Martins Ferry agreed to sell water to the village after it was discovered that a couple of village wells had been contaminated, reducing its capacity to provide potable water.

“We’ve had numerous calls from the (Ohio Environmental Protection Agency) about this project. We’ve been lucky enough so far they estimate this project, with the … building when it’s up at $569,000. The EPA finance assistance granted us $550,000 so far. We’re not sure what all’s going to be involved in the permanent building, but that’s going to have to be engineered out, put out to bid.”

He said Bridgeport and Martins Ferry continue to negotiate about rates.
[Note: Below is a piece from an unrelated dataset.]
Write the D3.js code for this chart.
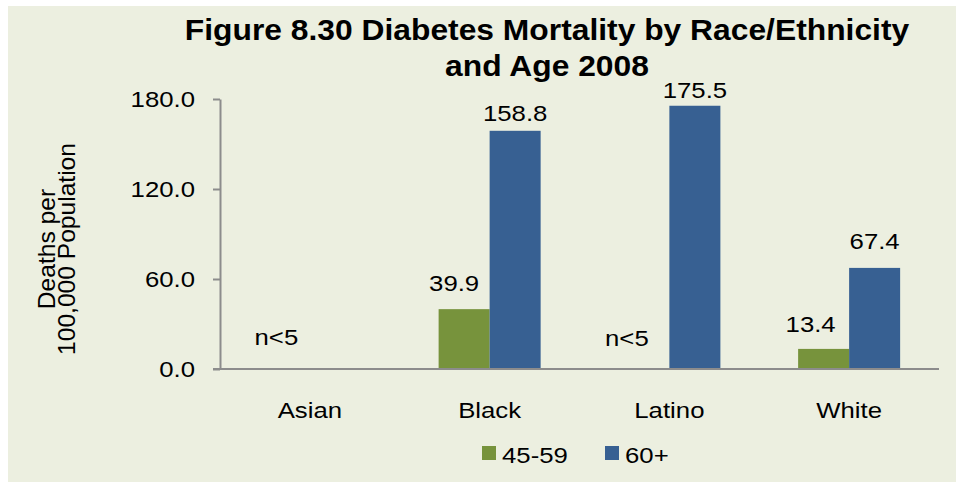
<!DOCTYPE html>
<html>
<head>
<meta charset="utf-8">
<script src="https://cdn.jsdelivr.net/npm/d3@7"></script>
<style>
  html, body { margin: 0; padding: 0; background: #ffffff; }
  svg { display: block; font-family: "Liberation Sans", Arial, sans-serif; }
</style>
</head>
<body>
<svg id="chart" width="956" height="482"></svg>
<script>
// ---- data ----
const categories = ["Asian", "Black", "Latino", "White"];
const seriesNames = ["45-59", "60+"];
const values4559 = [null, 39.9, null, 13.4];
const values60plus = [null, 158.8, 175.5, 67.4];
const labels4559 = ["n<5", "39.9", "n<5", "13.4"];
const labels60plus = ["", "158.8", "175.5", "67.4"];
const yTicks = [0, 60, 120, 180];
const titleLines = ["Figure 8.30 Diabetes Mortality by Race/Ethnicity", "and Age 2008"];
const yTitleLines = ["Deaths per", "100,000 Population"];

// ---- layout / style constants ----
const colors = ["#77933C", "#376092"];
// manual label nudges [dx, gap above bar top] as placed in the original
const nudge4559 = [[-8, 24], [-10, 18], [-17, 23], [-13, 17]];
const nudge60plus = [[0, 0], [0, 10], [0, 8], [0, 19]];
const SX = 1.12; // horizontal stretch of regular text in the original

const svg = d3.select("#chart");
svg.append("rect").attr("x", 8).attr("y", 6).attr("width", 948).attr("height", 476).attr("fill", "#ECEFE0");

const plot = { left: 220, right: 939, top: 99, bottom: 369 };

const x0 = d3.scaleBand().domain(categories).range([plot.left, plot.right]).paddingInner(0).paddingOuter(0);
const x1 = d3.scaleBand().domain(seriesNames).range([0, x0.bandwidth()]).paddingInner(0).paddingOuter(0.762);
const y = d3.scaleLinear().domain([0, 180]).range([plot.bottom, plot.top]);

function txt(parent, x, yy, s, opts) {
  opts = opts || {};
  const g = parent.append("g").attr("transform", `translate(${x},${yy})` + (opts.rotate ? ` rotate(${opts.rotate})` : ""));
  const t = g.append("text")
    .attr("transform", `scale(${opts.sx || SX},1)`)
    .attr("text-anchor", opts.anchor || "middle")
    .attr("font-size", opts.size || 23)
    .attr("font-weight", opts.weight || "normal")
    .attr("fill", "#000")
    .text(s);
  return t;
}

// title
txt(svg, 547, 39.5, titleLines[0], { size: 30, weight: "bold", sx: 1.06 });
txt(svg, 547, 75.5, titleLines[1], { size: 30, weight: "bold", sx: 1.06 });

// y axis title
const ytg = svg.append("g");
txt(ytg, 55, 249, yTitleLines[0], { rotate: -90, sx: 1.07 });
txt(ytg, 75, 249, yTitleLines[1], { rotate: -90, sx: 1.07 });

// bars
const seriesData = [values4559, values60plus];
seriesData.forEach((vals, si) => {
  svg.append("g").selectAll("rect")
    .data(categories.map((c, i) => ({ c, v: vals[i] })).filter(d => d.v != null))
    .join("rect")
    .attr("x", d => x0(d.c) + x1(seriesNames[si]))
    .attr("y", d => y(d.v))
    .attr("width", x1.bandwidth())
    .attr("height", d => y(0) - y(d.v))
    .attr("fill", colors[si]);
});

// y axis
const yAxis = d3.axisLeft(y).tickValues(yTicks).tickSize(7).tickSizeOuter(0).tickFormat(d3.format(".1f"));
const yg = svg.append("g").attr("transform", `translate(${plot.left},0)`).call(yAxis);
yg.select(".domain").attr("stroke", "#8C8C8C").attr("stroke-width", 2);
yg.selectAll(".tick line").attr("stroke", "#8C8C8C").attr("stroke-width", 2);
yg.selectAll(".tick text").remove();
yTicks.forEach(t => txt(svg, 195, y(t) + 8, d3.format(".1f")(t), { anchor: "end" }));

// x axis line
const xg = svg.append("g").attr("transform", `translate(0,${plot.bottom})`)
  .call(d3.axisBottom(x0).tickSize(0).tickSizeOuter(0));
xg.select(".domain").attr("stroke", "#8C8C8C").attr("stroke-width", 2).attr("d", `M${plot.left - 7},0H${plot.right}`);
xg.selectAll(".tick text").remove();
categories.forEach(c => txt(svg, x0(c) + x0.bandwidth() / 2, 418, c));

// data labels
const labelSets = [labels4559, labels60plus];
const nudges = [nudge4559, nudge60plus];
seriesData.forEach((vals, si) => {
  categories.forEach((c, i) => {
    const lab = labelSets[si][i];
    if (!lab) return;
    const v = vals[i] == null ? 0 : vals[i];
    const cx = x0(c) + x1(seriesNames[si]) + x1.bandwidth() / 2 + nudges[si][i][0];
    txt(svg, cx, y(v) - nudges[si][i][1], lab);
  });
});

// legend
const legendItems = [{ name: seriesNames[0], x: 482 }, { name: seriesNames[1], x: 605 }];
legendItems.forEach((it, i) => {
  svg.append("rect").attr("x", it.x).attr("y", 446).attr("width", 14).attr("height", 14).attr("fill", colors[i]);
  txt(svg, it.x + 20, 463, it.name, { anchor: "start" });
});
</script>
</body>
</html>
He added that the village continues to be in need of water meters. He said 100 meters are read monthly, but between 500 and 600 meters need to be put in.

“We’ve got to account for every bit of water,” he said.

Council also heard from Andy Reed of the Aetnaville area, who asked that a no-engine-brake zone be established on a section of Ohio 7 from Aetnaville south to the overpass, about a quarter-mile.

“So many of the trucks going up and down the highway are using their engine braking unnecessarily. It’s flat ground and short distance. There’s no need for that. They’re treating Route 7 like it’s a private race track,” he said.

David and Tilynn Holmes of Alexander Drive have also requested a variation to the village’s animal ordinance to allow the use of undeveloped acres for a small farm. Teasdale said the matter will be considered and an answer given at a later meeting.